Hi, my name is Kris and I’m a big fan of Gopher Hockey as well as hockey analytics. As someone who has a degree in economics and has studied some statistical theory I find it fascinating that people have figured out how to use applied statistics to build and improve hockey teams. The goal of this blog is to examine and analyze zone entries, zone exits, and other data related to the University of Minnesota Golden Gophers Hockey program. Some of these stats are available at sites such as collegehockeynews.com and others like zone entries and exits are tracked manually by me. I plan to make this data public at some point for the sake of transparency as there is some degree of subjectivity to how these stats are tracked and because this is my first time doing this.
So far I have tracked zone entries and exits at 5 on 5 (even strength) for the following 8 games of the 2016-17 season. I plan to do a short write up on these games and series to further dissect and analyze it from an empirical standpoint and see what went well or what went wrong in each game.
- Friday SCSU
- UND series
- Mariucci classic
- Michigan Series
If anyone is interested I could track other games as well and will likely do a writeup for the upcoming NCAA tournament game(s).
Part of my inspiration for doing this is the work of other analytics bloggers who have made huge strides in furthering peoples’ understanding of hockey while also showing their methods and making their work public. One of the original pioneers in this are is Eric Tulsky, now a full time employee of the Carolina Hurricanes. Tulsky had many contributions to hockey analytics and was one of the biggest pioneers of the subject. He performed many studies such as showing the importance of regressing shooting percentages to better predict true shooting talent, showing the relationship between outshooting the opposition and out-chancing the opposition, showing that defensemen don’t measurably impact on ice save percentage, and making all of this easy to digest while also showing his work to prove his theories. One of his most important studies showed the relationship between zone entries and shot/goal generation. This article shows that zone entries in which a team successfully carries a puck into the zone generates more shots than dump-ins. This study that Tulsky also published goes into more detail on that and shows that goals are more likely to come from the puck being carried cleanly into the zone. This is not only obvious from the statistics, it’s also rather intuitive. Clean zone entries and rush opportunities drastically increase the chance of getting at least one shot off rather than zero.
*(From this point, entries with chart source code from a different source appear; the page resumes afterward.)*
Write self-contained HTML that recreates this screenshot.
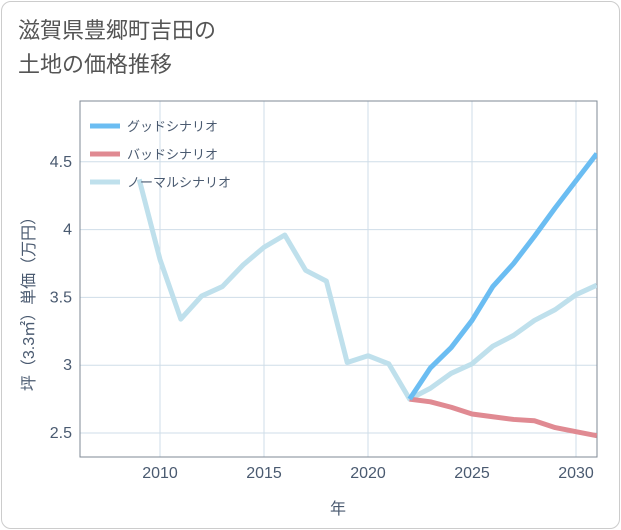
<!DOCTYPE html>
<html><head><meta charset="utf-8"><style>
body{margin:0;background:#fff;font-family:"Liberation Sans","Noto Sans CJK JP",sans-serif;}
#card{position:absolute;left:1px;top:1px;width:617px;height:526px;border:1px solid #ccc;border-radius:10px;background:#fff;}
#title{position:absolute;left:18px;top:14px;font-size:22px;line-height:34px;color:#555;}
svg{position:absolute;left:0;top:0;}
</style></head><body>
<div id="card"></div>
<div id="title">滋賀県豊郷町吉田の<br>土地の価格推移</div>
<svg id="chart" width="621" height="530"></svg>
<script>
const years=[2009,2010,2011,2012,2013,2014,2015,2016,2017,2018,2019,2020,2021,2022,2023,2024,2025,2026,2027,2028,2029,2030,2031];
const normal=[4.37,3.78,3.34,3.51,3.58,3.74,3.87,3.96,3.70,3.62,3.02,3.07,3.01,2.75,2.83,2.94,3.01,3.14,3.22,3.33,3.41,3.52,3.59];
const goodYears=[2022,2023,2024,2025,2026,2027,2028,2029,2030,2031];
const good=[2.75,2.98,3.13,3.33,3.58,3.75,3.95,4.16,4.36,4.56];
const bad=[2.75,2.73,2.69,2.64,2.62,2.60,2.59,2.54,2.51,2.48];
const xTicks=[2010,2015,2020,2025,2030];
const yTicks=[2.5,3,3.5,4,4.5];
const L=80,R=597,T=101,B=457;
const x=v=>160+(v-2010)*20.8;
const y=v=>433-(v-2.5)*135.6;
const s=document.getElementById('chart');const NS='http://www.w3.org/2000/svg';
function mk(t,a,p){const e=document.createElementNS(NS,t);for(const k in a)e.setAttribute(k,a[k]);(p||s).appendChild(e);return e;}
const clip=mk('clipPath',{id:'c'});mk('rect',{x:L,y:T,width:R-L,height:B-T},clip);
xTicks.forEach(t=>{const l=mk('line',{x1:x(t),x2:x(t),y1:T,y2:B,stroke:'#cfdde8','stroke-width':1});

const tx=mk('text',{x:x(t),y:478,'text-anchor':'middle','font-size':16,fill:'#4a5a70'});tx.textContent=t;
});
yTicks.forEach(t=>{const l=mk('line',{x1:L,x2:R,y1:y(t),y2:y(t),stroke:'#cfdde8','stroke-width':1});

const tx=mk('text',{x:72,y:y(t)+5,'text-anchor':'end','font-size':16,fill:'#4a5a70'});tx.textContent=t;
});
const fr=mk('rect',{x:L,y:T,width:R-L,height:B-T,fill:'none',stroke:'#7f8a96','stroke-width':1});

function line(xs,vs,c,n){const p=mk('polyline',{points:xs.map((v,i)=>x(v)+','+y(vs[i])).join(' '),fill:'none',stroke:c,'stroke-width':5,'stroke-linejoin':'round','clip-path':'url(#c)'});
}
line(years,normal,'#bfe0ec','normal-scenario-line');
line(goodYears,bad,'#e08a92','bad-scenario-line');
line(goodYears,good,'#6bbdf2','good-scenario-line');
const leg=[['グッドシナリオ','#6bbdf2'],['バッドシナリオ','#e08a92'],['ノーマルシナリオ','#bfe0ec']];
leg.forEach((d,i)=>{const yy=126+i*28;const l=mk('line',{x1:90,x2:120,y1:yy,y2:yy,stroke:d[1],'stroke-width':5});

const t=mk('text',{x:127,y:yy+5,'font-size':13,fill:'#4a5a70'});t.textContent=d[0];
});
const xt=mk('text',{x:338,y:514,'text-anchor':'middle','font-size':16,fill:'#4a5a70'});xt.textContent='年';

const yt=mk('text',{x:0,y:0,transform:'translate(34,300) rotate(-90)','text-anchor':'middle','font-size':16,fill:'#4a5a70'});yt.textContent='坪（3.3㎡）単価（万円）';

</script>
</body></html>
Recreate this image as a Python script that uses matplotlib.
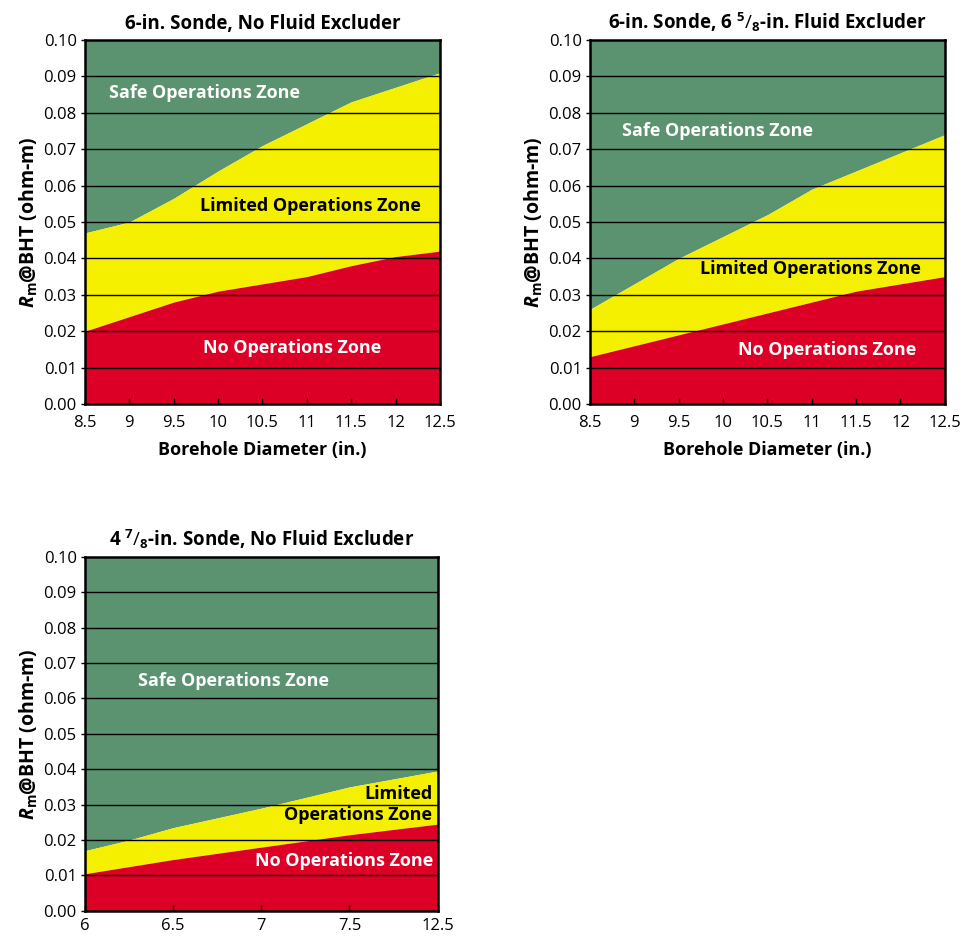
import numpy as np
import matplotlib.pyplot as plt

plt.rcParams['font.family'] = ['Open Sans', 'DejaVu Sans']
plt.rcParams['mathtext.fontset'] = 'custom'
plt.rcParams['mathtext.rm'] = 'Open Sans'
plt.rcParams['mathtext.it'] = 'Open Sans:italic'
plt.rcParams['mathtext.bf'] = 'Open Sans:bold'
plt.rcParams['mathtext.bfit'] = 'Open Sans:bold:italic'

green = '#5b9270'
yellow = '#f5f000'
red = '#dc0026'

# chart 1: 6-in. sonde, no fluid excluder
x1 = [8.5, 9.0, 9.5, 10.0, 10.5, 11.0, 11.5, 12.0, 12.5]
safe1 = [0.047, 0.050, 0.0565, 0.064, 0.071, 0.077, 0.083, 0.087, 0.091]
nogo1 = [0.020, 0.024, 0.028, 0.031, 0.033, 0.035, 0.038, 0.0405, 0.042]

# chart 2: 6-in. sonde, 6 5/8-in. fluid excluder
x2 = [8.5, 9.0, 9.5, 10.0, 10.5, 11.0, 11.5, 12.0, 12.5]
safe2 = [0.026, 0.033, 0.040, 0.046, 0.052, 0.059, 0.064, 0.069, 0.074]
nogo2 = [0.013, 0.016, 0.019, 0.022, 0.025, 0.028, 0.031, 0.033, 0.035]

# chart 3: 4 7/8-in. sonde (x labels as printed)
x3 = [6.0, 6.25, 6.5, 7.0, 7.5, 8.0]
safe3 = [0.017, 0.020, 0.0235, 0.029, 0.035, 0.0395]
nogo3 = [0.0105, 0.0125, 0.0145, 0.018, 0.0215, 0.0245]
x3_ticks = [6, 6.5, 7, 7.5, 8]
x3_labels = ['6', '6.5', '7', '7.5', '12.5']

x12_ticks = [8.5, 9, 9.5, 10, 10.5, 11, 11.5, 12, 12.5]
x12_labels = ['8.5', '9', '9.5', '10', '10.5', '11', '11.5', '12', '12.5']
y_ticks = np.arange(0, 0.1001, 0.01)

ylab = r'$\mathbfit{R}_\mathbf{m}$@BHT (ohm-m)'
bsize = 13

fig = plt.figure(figsize=(9.67, 9.41), dpi=100)


def zone_chart(ax, x, safe, nogo, title, xt, xl, xpad=8):
    ax.fill_between(x, safe, 0.1, color=green, lw=0)
    ax.fill_between(x, nogo, safe, color=yellow, lw=0)
    ax.fill_between(x, 0, nogo, color=red, lw=0)
    for v in y_ticks[1:-1]:
        ax.axhline(v, color='black', lw=1.0, zorder=3)
    ax.set_xlim(x[0], x[-1])
    ax.set_ylim(0, 0.1)
    ax.set_yticks(y_ticks)
    ax.set_yticklabels(['%.2f' % v for v in y_ticks])
    ax.set_xticks(xt)
    ax.set_xticklabels(xl)
    ax.tick_params(axis='x', direction='in', length=4, width=1, labelsize=12, pad=xpad)
    ax.tick_params(axis='y', direction='out', length=3, width=1, labelsize=12, pad=3)
    for s in ax.spines.values():
        s.set_linewidth(1.8)
        s.set_zorder(4)
    ax.set_title(title, fontsize=13.5, fontweight='bold', pad=8)
    ax.set_ylabel(ylab, fontsize=14, fontweight='bold', labelpad=3)


ax1 = fig.add_axes([0.0879, 0.5707, 0.367, 0.3868])
zone_chart(ax1, x1, safe1, nogo1, '6-in. Sonde, No Fluid Excluder', x12_ticks, x12_labels)
ax1.set_xlabel('Borehole Diameter (in.)', fontsize=bsize, fontweight='bold', labelpad=7)
ax1.text(9.85, 0.0855, 'Safe Operations Zone', color='white', fontsize=bsize,
         fontweight='bold', ha='center', va='center', zorder=5)
ax1.text(11.04, 0.0545, 'Limited Operations Zone', color='black', fontsize=bsize,
         fontweight='bold', ha='center', va='center', zorder=5)
ax1.text(10.83, 0.0155, 'No Operations Zone', color='white', fontsize=bsize,
         fontweight='bold', ha='center', va='center', zorder=5)

ax2 = fig.add_axes([0.6101, 0.5707, 0.367, 0.3868])
zone_chart(ax2, x2, safe2, nogo2,
           r'6-in. Sonde, 6 $^{\mathbf{5}}/_{\mathbf{8}}$-in. Fluid Excluder',
           x12_ticks, x12_labels)
ax2.set_xlabel('Borehole Diameter (in.)', fontsize=bsize, fontweight='bold', labelpad=7)
ax2.text(9.94, 0.075, 'Safe Operations Zone', color='white', fontsize=bsize,
         fontweight='bold', ha='center', va='center', zorder=5)
ax2.text(10.99, 0.037, 'Limited Operations Zone', color='black', fontsize=bsize,
         fontweight='bold', ha='center', va='center', zorder=5)
ax2.text(11.17, 0.0148, 'No Operations Zone', color='white', fontsize=bsize,
         fontweight='bold', ha='center', va='center', zorder=5)

ax3 = fig.add_axes([0.0879, 0.032, 0.3647, 0.3764])
zone_chart(ax3, x3, safe3, nogo3,
           r'4 $^{\mathbf{7}}/_{\mathbf{8}}$-in. Sonde, No Fluid Excluder',
           x3_ticks, x3_labels, xpad=5)
ax3.text(6.84, 0.065, 'Safe Operations Zone', color='white', fontsize=bsize,
         fontweight='bold', ha='center', va='center', zorder=5)
ax3.text(7.97, 0.033, 'Limited', color='black', fontsize=bsize,
         fontweight='bold', ha='right', va='center', zorder=5)
ax3.text(7.97, 0.0272, 'Operations Zone', color='black', fontsize=bsize,
         fontweight='bold', ha='right', va='center', zorder=5)
ax3.text(7.975, 0.014, 'No Operations Zone', color='white', fontsize=bsize,
         fontweight='bold', ha='right', va='center', zorder=5)

plt.savefig('out.png', dpi=100)
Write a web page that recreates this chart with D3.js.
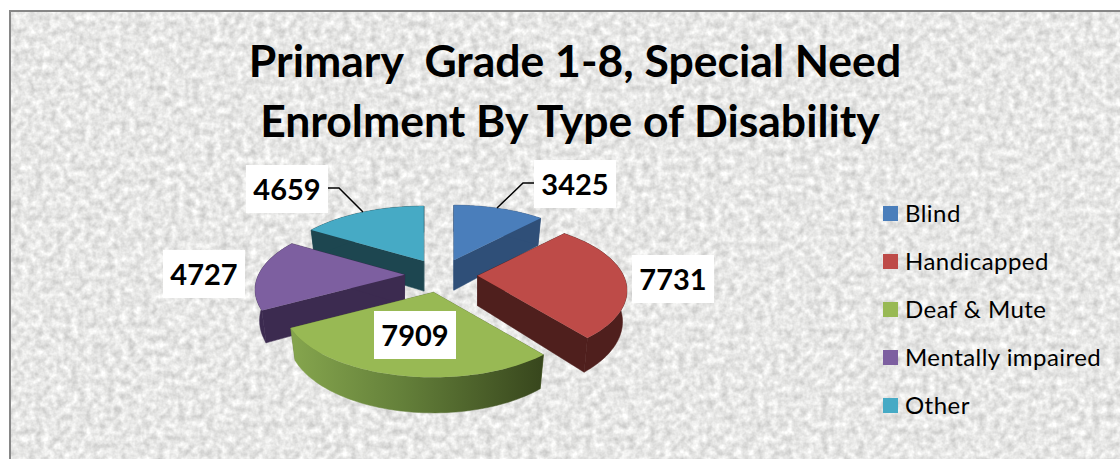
<!DOCTYPE html>
<html>
<head>
<meta charset="utf-8">
<script src="https://d3js.org/d3.v7.min.js"></script>
<style>
html, body { margin: 0; padding: 0; background: #fff; overflow: hidden; }
text { font-family: Lato, sans-serif; fill: #000; }
</style>
</head>
<body>
<div id="plot"></div>
<script>
const categories = ["Blind", "Handicapped", "Deaf & Mute", "Mentally impaired", "Other"];
const enrolment = [3425, 7731, 7909, 4727, 4659];
const titleLines = ["Primary  Grade 1-8, Special Need", "Enrolment By Type of Disability"];

const topColors = ["#4a7ebb", "#be4b48", "#98b954", "#7d5fa0", "#46aac5"];
const sideColors = ["#2f4f78", "#4f1f1d", "#5f7535", "#3c2b50", "#1d4650"];

// label boxes, left/top corner in px (width and height are shared)
const labelBoxes = [[534, 160], [632, 255], [374, 311], [163, 250], [246, 165]];

const width = 1120;
const height = 459;

const svg = d3.select("#plot").append("svg")
    .attr("width", width)
    .attr("height", height)
    .style("display", "block");

const defs = svg.append("defs");

// paper texture
const texture = defs.append("filter")
    .attr("id", "paper")
    .attr("color-interpolation-filters", "sRGB")
    .attr("x", 0).attr("y", 0).attr("width", "100%").attr("height", "100%");
texture.append("feTurbulence")
    .attr("type", "fractalNoise")
    .attr("baseFrequency", 0.14)
    .attr("numOctaves", 3)
    .attr("seed", 7)
    .attr("result", "noise");
texture.append("feColorMatrix")
    .attr("in", "noise")
    .attr("type", "matrix")
    .attr("values", "0 0 0 0.3 0.755  0 0 0 0.3 0.755  0 0 0 0.3 0.75  0 0 0 0 1");

svg.append("rect")
    .attr("x", 10).attr("y", 11)
    .attr("width", width - 10).attr("height", height)
    .attr("filter", "url(#paper)");
svg.append("rect")
    .attr("x", 10).attr("y", 11)
    .attr("width", width + 10).attr("height", height + 10)
    .attr("fill", "none")
    .attr("stroke", "#868686")
    .attr("stroke-width", 2);

// title
svg.selectAll(".title")
    .data(titleLines)
    .enter()
    .append("text")
    .attr("class", "title")
    .attr("x", (d, i) => i === 0 ? 575 : 570)
    .attr("y", (d, i) => 77 + i * 60)
    .attr("text-anchor", "middle")
    .attr("font-size", 44.5)
    .attr("font-weight", 700)
    .style("white-space", "pre")
    .text(d => d);

// pie, seen from above with some perspective
const rx = 146, ky = 66.8, persp = 0.214, depth = 30, explode = 0.25;
const cx = 441, cy = 275;

const pie = d3.pie().sort(null)(enrolment);

function project(u, v) {
    const s = 1 / (1 - persp * v);
    return [u * rx * s, v * ky * s, s];
}

// point on the slice: angle a from 12 o'clock, r from 0 to 1, low = on bottom side
function slicePoint(apex, a, r, low) {
    const p = project(Math.sin(a) * r, -Math.cos(a) * r);
    const shrink = low ? 0.97 : 1;
    return [apex[0] + p[0] * shrink, apex[1] + p[1] * shrink + (low ? depth * p[2] : 0)];
}

const line = d3.line();
const chart = svg.append("g");

const slices = pie.map((d, i) => {
    const mid = (d.startAngle + d.endAngle) / 2;
    const off = project(Math.sin(mid) * explode, -Math.cos(mid) * explode);
    const apex = [cx + off[0], cy + off[1]];
    const angles = d3.range(0, 61).map(k => d.startAngle + (d.endAngle - d.startAngle) * k / 60);
    return {i, d, apex, angles};
});

// green side carries a left to right shade
const shade = defs.append("linearGradient")
    .attr("id", "greenSide")
    .attr("gradientUnits", "userSpaceOnUse")
    .attr("x1", 289).attr("x2", 541).attr("y1", 0).attr("y2", 0);
shade.append("stop").attr("offset", 0).attr("stop-color", "#86a64e");
shade.append("stop").attr("offset", 0.45).attr("stop-color", "#64803a");
shade.append("stop").attr("offset", 1).attr("stop-color", "#38471d");

// back to front
[4, 0, 3, 1, 2].forEach(i => {
    const sl = slices[i];
    const g = chart.append("g");
    const side = i === 2 ? "url(#greenSide)" : sideColors[i];
    [sl.d.startAngle, sl.d.endAngle].forEach(a => {
        g.append("path")
            .attr("d", line([
                slicePoint(sl.apex, a, 0, false),
                slicePoint(sl.apex, a, 1, false),
                slicePoint(sl.apex, a, 1, true),
                slicePoint(sl.apex, a, 0, true)
            ]) + "Z")
            .attr("fill", sideColors[i])
            .attr("stroke", sideColors[i])
            .attr("stroke-width", 0.5);
    });
    const upper = sl.angles.map(a => slicePoint(sl.apex, a, 1, false));
    const lower = sl.angles.map(a => slicePoint(sl.apex, a, 1, true)).reverse();
    g.append("path")
        .attr("d", line(upper.concat(lower)) + "Z")
        .attr("fill", side)
        .attr("stroke", side)
        .attr("stroke-width", 0.5);
    g.append("path")
        .attr("d", line([sl.apex].concat(upper)) + "Z")
        .attr("fill", topColors[i]);
});

// leader lines
const leaderLine = d3.line();
svg.append("path")
    .attr("d", leaderLine([[534, 183], [523, 183], [497, 208]]))
    .attr("fill", "none").attr("stroke", "#000").attr("stroke-width", 1.5);
svg.append("path")
    .attr("d", leaderLine([[328, 188], [339, 188], [363, 212]]))
    .attr("fill", "none").attr("stroke", "#000").attr("stroke-width", 1.5);

// value labels
const labels = svg.selectAll(".label")
    .data(enrolment)
    .enter()
    .append("g")
    .attr("class", "label")
    .attr("transform", (d, i) => `translate(${labelBoxes[i][0]},${labelBoxes[i][1]})`);
labels.append("rect")
    .attr("width", 82)
    .attr("height", 48)
    .attr("fill", "#fff");
labels.append("text")
    .attr("x", 41)
    .attr("y", 35)
    .attr("text-anchor", "middle")
    .attr("font-size", 29)
    .attr("font-weight", 700)
    .text(d => d);

// legend
const legend = svg.append("g");
const legendY = d3.scalePoint().domain(categories).range([213.5, 405.5]);
legend.selectAll("rect")
    .data(categories)
    .enter()
    .append("rect")
    .attr("x", 883)
    .attr("y", d => legendY(d) - 7.5)
    .attr("width", 15)
    .attr("height", 15)
    .attr("fill", (d, i) => topColors[i]);
legend.selectAll("text")
    .data(categories)
    .enter()
    .append("text")
    .attr("x", 905)
    .attr("y", d => legendY(d) + 8)
    .attr("font-size", 24)
    .attr("letter-spacing", 0.45)
    .text(d => d);
</script>
</body>
</html>
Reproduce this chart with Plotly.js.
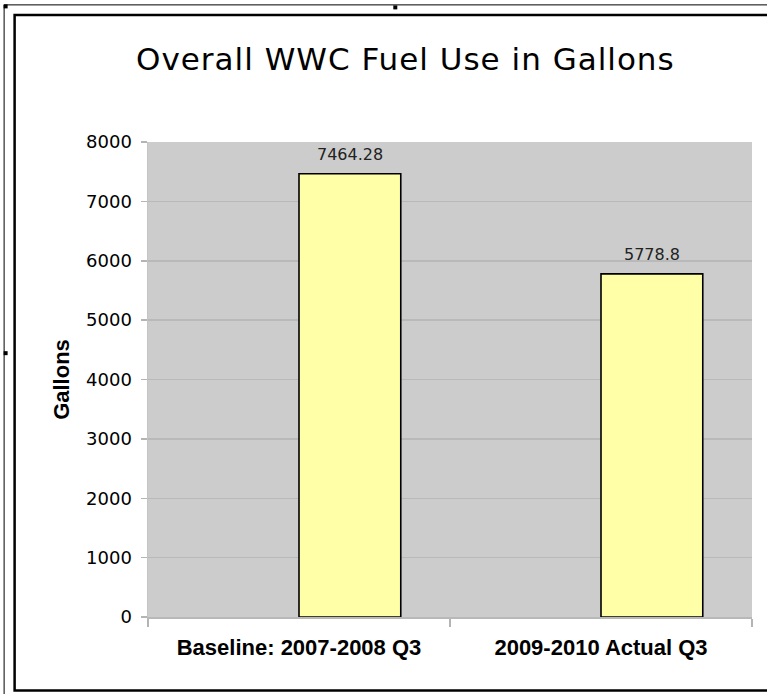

As such I think this is something important to examine with the Gophers.
Another part of my inspiration for doing this was to better analyze the defense of the team and provide some hard data to analyze the performance of the Gophers’ defensemen. People often remember the one big mistake a defenseman makes while ignoring a lot of the smaller good plays they make to positively drive possession and ultimately out-chance the opposition. Tyler Dellow, who formerly worked for the Oilers and now writes for The Athletic, had a great quote about this:
If someone asked me what I think the biggest failing of the eyeball test is, I’d respond that it’s the emphasis on the big mistake. There are gigabytes of information contained in a hockey game. So much information that I think it’s difficult for anyone to take it in and organize it rationally. The way that our brains deal with that is by focusing on the big mistake.
As such it’s often better to take an empirical look at these things to avoid issues such as confirmation bias, recency bias, and the various other cognitive issues that all humans employ. Jen Lute Costella examined the relationship between zone exits and shot generation and found that exiting the zone with control created more shots at the other end of the ice. This is intuitive, teams and players that tend to throw the puck out of the zone tend to have awful possession, scoring chance, and expected goal for rates. My goal is similar in that I wish to track which Gophers defensemen are successfully exiting the zone, failing to exit the zone, and dumping the puck out of the zone.
Finally one of my biggest influences for doing this project is Corey Sznajder who writes at The Energy Line. Corey does a great job of concisely explaining, analyzing, and visualizing various games and series at the NHL level. This article might’ve been of particular interest to Wild fans after last year’s playoff exit. While my analysis doesn’t go quite into the level of detail that he does, I hope to try and create something similar and expand what I track as time goes on and I become more efficient at it.
I realize that this post contains a ton of information and links to studies throughout the years. The main goal of this post isn’t to inundate you with information but to explain why I am choosing to track this information and explain the importance of tracking these stats. Thanks for reading and I promise to publish more content in the near future.